Equilibrium is the “sweet spot” where the quantity demanded by buyers exactly matches the quantity supplied by sellers. At this price, everyone is happy: the shelves aren’t empty (shortage), and there isn’t leftover food rotting in the back (surplus).

  • Surplus: If the price is too high, sellers produce too much, but no one buys. To fix this, shops hold a “Sale” to lower the price.

  • Shortage: If the price is too low, everyone wants to buy, but the seller can’t afford to make enough. This leads to long lines and empty shelves, eventually forcing the price back up.

4. Factors That Change the Game

Price isn’t the only thing that affects demand and supply. Sometimes, the entire “curve” shifts.

What shifts Demand?

  • Tastes and Preferences: If a celebrity starts wearing a specific brand of shoes, demand goes up even if the price stays the same.

  • Income: If people get a raise at work, they spend more on luxuries.
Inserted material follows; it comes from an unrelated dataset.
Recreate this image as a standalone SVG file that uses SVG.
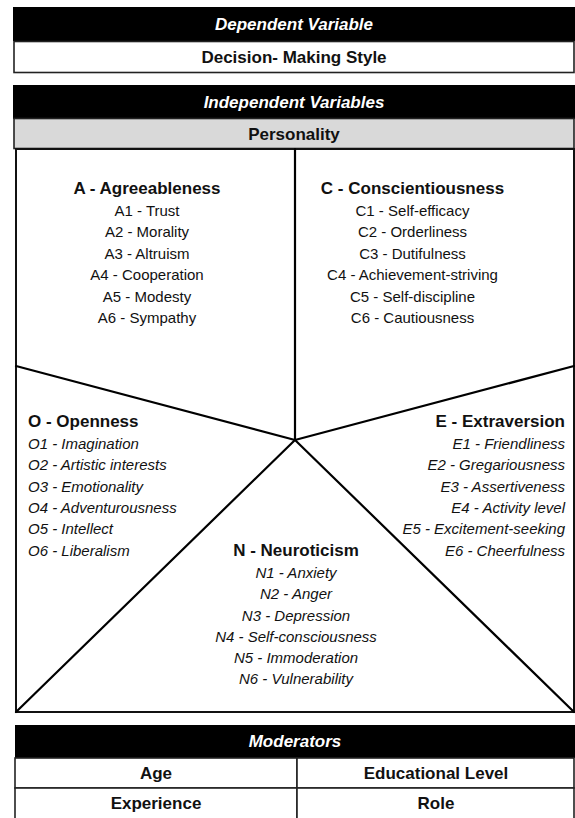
<svg xmlns="http://www.w3.org/2000/svg" width="575" height="818" viewBox="0 0 575 818">
<style>
text{font-family:"Liberation Sans",Arial,sans-serif;fill:#111;}
.hd{font-size:17px;font-weight:bold;font-style:italic;fill:#fff;text-anchor:middle;}
.bx{font-size:17px;font-weight:bold;text-anchor:middle;}
.tt{font-size:17px;font-weight:bold;}
.it{font-size:15px;}
.ii{font-size:15px;font-style:italic;}
.c{text-anchor:middle;}
.e{text-anchor:end;}
.bar{fill:#000;}
.cell{fill:#fff;stroke:#222;stroke-width:1.6;}
.ln{stroke:#000;stroke-width:2.2;fill:none;stroke-linecap:round;}
</style>
<rect width="575" height="818" fill="#fff"/>
<g id="dependent-variable">
<rect class="bar" x="13" y="7" width="562" height="34"/>
<text class="hd" x="294" y="30">Dependent Variable</text>
<rect class="cell" x="14" y="41.5" width="560" height="31"/>
<text class="bx" x="294" y="63">Decision- Making Style</text>
</g>
<g id="independent-variables">
<rect class="bar" x="13" y="85" width="562" height="34"/>
<text class="hd" x="294" y="108">Independent Variables</text>
<rect x="14" y="118.5" width="560" height="30" fill="#d9d9d9" stroke="#222" stroke-width="1.6"/>
<text class="bx" x="294" y="140">Personality</text>
</g>
<g id="connectors">
<rect x="16" y="149" width="558" height="563" fill="none" stroke="#111" stroke-width="2"/>
<line class="ln" x1="295" y1="149" x2="295" y2="440"/>
<line class="ln" x1="16" y1="366" x2="295" y2="440"/>
<line class="ln" x1="574" y1="366" x2="295" y2="440"/>
<line class="ln" x1="16" y1="712" x2="295" y2="440"/>
<line class="ln" x1="574" y1="712" x2="295" y2="440"/>
</g>
<g id="agreeableness" class="c">
<text class="tt c" x="147" y="194">A - Agreeableness</text>
<text class="it c" x="147" y="216">A1 - Trust</text>
<text class="it c" x="147" y="237">A2 - Morality</text>
<text class="it c" x="147" y="259">A3 - Altruism</text>
<text class="it c" x="147" y="280">A4 - Cooperation</text>
<text class="it c" x="147" y="302">A5 - Modesty</text>
<text class="it c" x="147" y="323">A6 - Sympathy</text>
</g>
<g id="conscientiousness">
<text class="tt c" x="412.5" y="194">C - Conscientiousness</text>
<text class="it c" x="412.5" y="216">C1 - Self-efficacy</text>
<text class="it c" x="412.5" y="237">C2 - Orderliness</text>
<text class="it c" x="412.5" y="259">C3 - Dutifulness</text>
<text class="it c" x="412.5" y="280">C4 - Achievement-striving</text>
<text class="it c" x="412.5" y="302">C5 - Self-discipline</text>
<text class="it c" x="412.5" y="323">C6 - Cautiousness</text>
</g>
<g id="openness">
<text class="tt" x="28" y="427">O - Openness</text>
<text class="ii" x="28" y="449">O1 - Imagination</text>
<text class="ii" x="28" y="470">O2 - Artistic interests</text>
<text class="ii" x="28" y="492">O3 - Emotionality</text>
<text class="ii" x="28" y="513">O4 - Adventurousness</text>
<text class="ii" x="28" y="534">O5 - Intellect</text>
<text class="ii" x="28" y="556">O6 - Liberalism</text>
</g>
<g id="extraversion">
<text class="tt e" x="565" y="427">E - Extraversion</text>
<text class="ii e" x="565" y="449">E1 - Friendliness</text>
<text class="ii e" x="565" y="470">E2 - Gregariousness</text>
<text class="ii e" x="565" y="492">E3 - Assertiveness</text>
<text class="ii e" x="565" y="513">E4 - Activity level</text>
<text class="ii e" x="565" y="534">E5 - Excitement-seeking</text>
<text class="ii e" x="565" y="556">E6 - Cheerfulness</text>
</g>
<g id="neuroticism">
<text class="tt c" x="296" y="556">N - Neuroticism</text>
<text class="ii c" x="296" y="578">N1 - Anxiety</text>
<text class="ii c" x="296" y="599">N2 - Anger</text>
<text class="ii c" x="296" y="621">N3 - Depression</text>
<text class="ii c" x="296" y="642">N4 - Self-consciousness</text>
<text class="ii c" x="296" y="663">N5 - Immoderation</text>
<text class="ii c" x="296" y="684">N6 - Vulnerability</text>
</g>
<g id="moderators">
<rect class="bar" x="15" y="725" width="560" height="33"/>
<text class="hd" x="295" y="747">Moderators</text>
<rect class="cell" x="15" y="758" width="282" height="30"/>
<rect class="cell" x="297" y="758" width="277" height="30"/>
<rect class="cell" x="15" y="788" width="282" height="32"/>
<rect class="cell" x="297" y="788" width="277" height="32"/>
<text class="bx" x="156" y="779">Age</text>
<text class="bx" x="436" y="779">Educational Level</text>
<text class="bx" x="156" y="809">Experience</text>
<text class="bx" x="436" y="809">Role</text>
</g>
</svg>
  • Related Goods: If the price of coffee goes way up, the demand for tea (a substitute) might increase.

What shifts Supply?

  • Cost of Production: If the price of petrol or raw materials goes up, it becomes harder to make products, so supply drops.

  • Technology: A new machine that makes 1,000 shirts an hour instead of 100 will massively increase supply.

  • Weather: For farmers, a bad drought can destroy a crop, causing the supply of vegetables to plummet.

    Pro Tips for Students (Cracking the Exam)

    1. Always Label Your Graphs: In an exam, a graph without labels for “Price” (Vertical axis) and “Quantity” (Horizontal axis) is useless.

    2. Direction Matters: Remember, Demand goes Down (slopes downward). Supply goes Skyward (slopes upward).

    3. Ceteris Paribus: This is a fancy Latin phrase economists use. It means “all other things being equal.” When we talk about the Law of Demand, we assume things like your income or tastes haven’t changed—only the price has.